▶ _Aim_
Transcribe every line exactly and omit anything that is a picture.

▶ _Source data_
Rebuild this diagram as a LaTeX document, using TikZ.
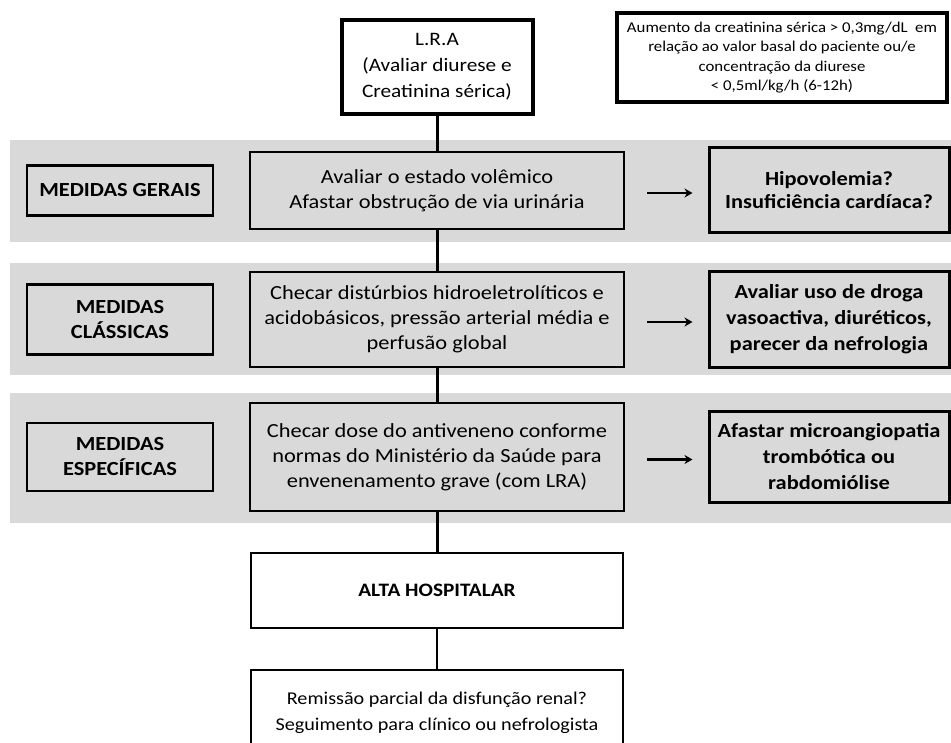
\documentclass[tikz,border=0pt]{standalone}
\usepackage{fontspec}
\setmainfont{Carlito}[FakeStretch=1.12]
\usepackage{tikz}
\usetikzlibrary{positioning,arrows.meta}
\definecolor{cinza}{RGB}{217,217,217}

\begin{document}
\begin{tikzpicture}[x=1pt,y=-1pt,node distance=392pt,on grid,
    caixa/.style={draw, line width=2.5pt, fill=cinza, align=center, inner sep=0pt,
                  font=\fontsize{20}{25}\selectfont},
    meio/.style={caixa, minimum width=374pt},
    lado/.style={caixa, minimum width=186pt, font=\bfseries\fontsize{20}{25}\selectfont},
    conduta/.style={caixa, minimum width=240pt, line width=3pt,
                    font=\bfseries\fontsize{20}{26}\selectfont},
    branco/.style={caixa, fill=white},
    faixa/.style={fill=cinza},
    liga/.style={line width=3pt},
    seta/.style={line width=2.5pt, -{Stealth[length=8pt,width=9pt]}}]
  \clip (0,0) rectangle (951,743);
  % faixas
  \fill[faixa] (10,140) rectangle (951,242);
  \fill[faixa] (10,263) rectangle (951,375);
  \fill[faixa] (10,393) rectangle (951,523);

  \node[branco, line width=4pt, minimum width=191pt, minimum height=94pt,
        font=\fontsize{19}{26}\selectfont] (lra) at (437,67)
       {L.R.A\\(Avaliar diurese e\\Creatinina sérica)};
  \node[branco, line width=3.5pt, minimum width=330pt, minimum height=89pt,
        font=\fontsize{15}{19.5}\selectfont] (def) at (782,57.5)
       {Aumento da creatinina sérica > 0,3mg/dL\ \ em\\relação ao valor basal do paciente ou/e\\concentração da diurese\\< 0,5ml/kg/h (6-12h)};

  \node[meio, minimum height=77pt] (gerais) at (437,190.5)
       {Avaliar o estado volêmico\\Afastar obstrução de via urinária};
  \node[lado, minimum height=50pt] (lgerais) [left=317pt of gerais] {MEDIDAS GERAIS};
  \node[conduta, minimum height=85pt, font=\bfseries\fontsize{20}{23}\selectfont] (rgerais)
       [right=of gerais] {Hipovolemia?\\Insuficiência cardíaca?};

  \node[meio, minimum height=95pt] (classicas) at (437,319.5)
       {Checar distúrbios hidroeletrolíticos e\\acidobásicos, pressão arterial média e\\perfusão global};
  \node[lado, minimum height=70pt] (lclassicas) [left=317pt of classicas] {MEDIDAS\\CLÁSSICAS};
  \node[conduta, minimum height=96pt] (rclassicas) [right=of classicas]
       {Avaliar uso de droga\\vasoactiva, diuréticos,\\parecer da nefrologia};

  \node[meio, minimum height=108pt] (especificas) at (437,457)
       {Checar dose do antiveneno conforme\\normas do Ministério da Saúde para\\envenenamento grave (com LRA)};
  \node[lado, minimum height=68pt] (lespecificas) [left=317pt of especificas] {MEDIDAS\\ESPECÍFICAS};
  \node[conduta, minimum height=91pt] (respecificas) [right=of especificas]
       {Afastar microangiopatia\\trombótica ou\\rabdomiólise};

  \node[branco, minimum width=372pt, minimum height=75pt,
        font=\bfseries\fontsize{19}{25}\selectfont] (alta) at (437,590.5) {ALTA HOSPITALAR};
  \node[branco, minimum width=372pt, minimum height=86pt,
        font=\fontsize{18}{26}\selectfont] (remissao) at (437,713)
       {Remissão parcial da disfunção renal?\\Seguimento para clínico ou nefrologista};

  \draw[liga] (lra) -- (gerais) -- (classicas) -- (especificas) -- (alta);
  \draw[line width=2pt] (alta) -- (remissao);
  \draw[seta] ([xshift=22pt,yshift=-2.5pt]gerais.east) -- ([xshift=-15pt,yshift=-2.5pt]rgerais.west);
  \draw[seta] ([xshift=22pt,yshift=-2.5pt]classicas.east) -- ([xshift=-15pt,yshift=-2.5pt]rclassicas.west);
  \draw[seta] ([xshift=22pt,yshift=-2.5pt]especificas.east) -- ([xshift=-15pt,yshift=-2.5pt]respecificas.west);
\end{tikzpicture}
\end{document}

▶ _Result of the task_
Rebuild this diagram as a LaTeX document, using TikZ.
\documentclass[tikz,border=0pt]{standalone}
\usepackage{fontspec}
\setmainfont{Carlito}[FakeStretch=1.12]
\usepackage{tikz}
\usetikzlibrary{positioning,arrows.meta}
\definecolor{cinza}{RGB}{217,217,217}

\begin{document}
\begin{tikzpicture}[x=1pt,y=-1pt,node distance=392pt,on grid,
    caixa/.style={draw, line width=2.5pt, fill=cinza, align=center, inner sep=0pt,
                  font=\fontsize{20}{25}\selectfont},
    meio/.style={caixa, minimum width=374pt},
    lado/.style={caixa, minimum width=186pt, font=\bfseries\fontsize{20}{25}\selectfont},
    conduta/.style={caixa, minimum width=240pt, line width=3pt,
                    font=\bfseries\fontsize{20}{26}\selectfont},
    branco/.style={caixa, fill=white},
    faixa/.style={fill=cinza},
    liga/.style={line width=3pt},
    seta/.style={line width=2.5pt, -{Stealth[length=8pt,width=9pt]}}]
  \clip (0,0) rectangle (951,743);
  % faixas
  \fill[faixa] (10,140) rectangle (951,242);
  \fill[faixa] (10,263) rectangle (951,375);
  \fill[faixa] (10,393) rectangle (951,523);

  \node[branco, line width=4pt, minimum width=191pt, minimum height=94pt,
        font=\fontsize{19}{26}\selectfont] (lra) at (437,67)
       {L.R.A\\(Avaliar diurese e\\Creatinina sérica)};
  \node[branco, line width=3.5pt, minimum width=330pt, minimum height=89pt,
        font=\fontsize{15}{19.5}\selectfont] (def) at (782,57.5)
       {Aumento da creatinina sérica > 0,3mg/dL\ \ em\\relação ao valor basal do paciente ou/e\\concentração da diurese\\< 0,5ml/kg/h (6-12h)};

  \node[meio, minimum height=77pt] (gerais) at (437,190.5)
       {Avaliar o estado volêmico\\Afastar obstrução de via urinária};
  \node[lado, minimum height=50pt] (lgerais) [left=317pt of gerais] {MEDIDAS GERAIS};
  \node[conduta, minimum height=85pt, font=\bfseries\fontsize{20}{23}\selectfont] (rgerais)
       [right=of gerais] {Hipovolemia?\\Insuficiência cardíaca?};

  \node[meio, minimum height=95pt] (classicas) at (437,319.5)
       {Checar distúrbios hidroeletrolíticos e\\acidobásicos, pressão arterial média e\\perfusão global};
  \node[lado, minimum height=70pt] (lclassicas) [left=317pt of classicas] {MEDIDAS\\CLÁSSICAS};
  \node[conduta, minimum height=96pt] (rclassicas) [right=of classicas]
       {Avaliar uso de droga\\vasoactiva, diuréticos,\\parecer da nefrologia};

  \node[meio, minimum height=108pt] (especificas) at (437,457)
       {Checar dose do antiveneno conforme\\normas do Ministério da Saúde para\\envenenamento grave (com LRA)};
  \node[lado, minimum height=68pt] (lespecificas) [left=317pt of especificas] {MEDIDAS\\ESPECÍFICAS};
  \node[conduta, minimum height=91pt] (respecificas) [right=of especificas]
       {Afastar microangiopatia\\trombótica ou\\rabdomiólise};

  \node[branco, minimum width=372pt, minimum height=75pt,
        font=\bfseries\fontsize{19}{25}\selectfont] (alta) at (437,590.5) {ALTA HOSPITALAR};
  \node[branco, minimum width=372pt, minimum height=86pt,
        font=\fontsize{18}{26}\selectfont] (remissao) at (437,713)
       {Remissão parcial da disfunção renal?\\Seguimento para clínico ou nefrologista};

  \draw[liga] (lra) -- (gerais) -- (classicas) -- (especificas) -- (alta);
  \draw[line width=2pt] (alta) -- (remissao);
  \draw[seta] ([xshift=22pt,yshift=-2.5pt]gerais.east) -- ([xshift=-15pt,yshift=-2.5pt]rgerais.west);
  \draw[seta] ([xshift=22pt,yshift=-2.5pt]classicas.east) -- ([xshift=-15pt,yshift=-2.5pt]rclassicas.west);
  \draw[seta] ([xshift=22pt,yshift=-2.5pt]especificas.east) -- ([xshift=-15pt,yshift=-2.5pt]respecificas.west);
\end{tikzpicture}
\end{document}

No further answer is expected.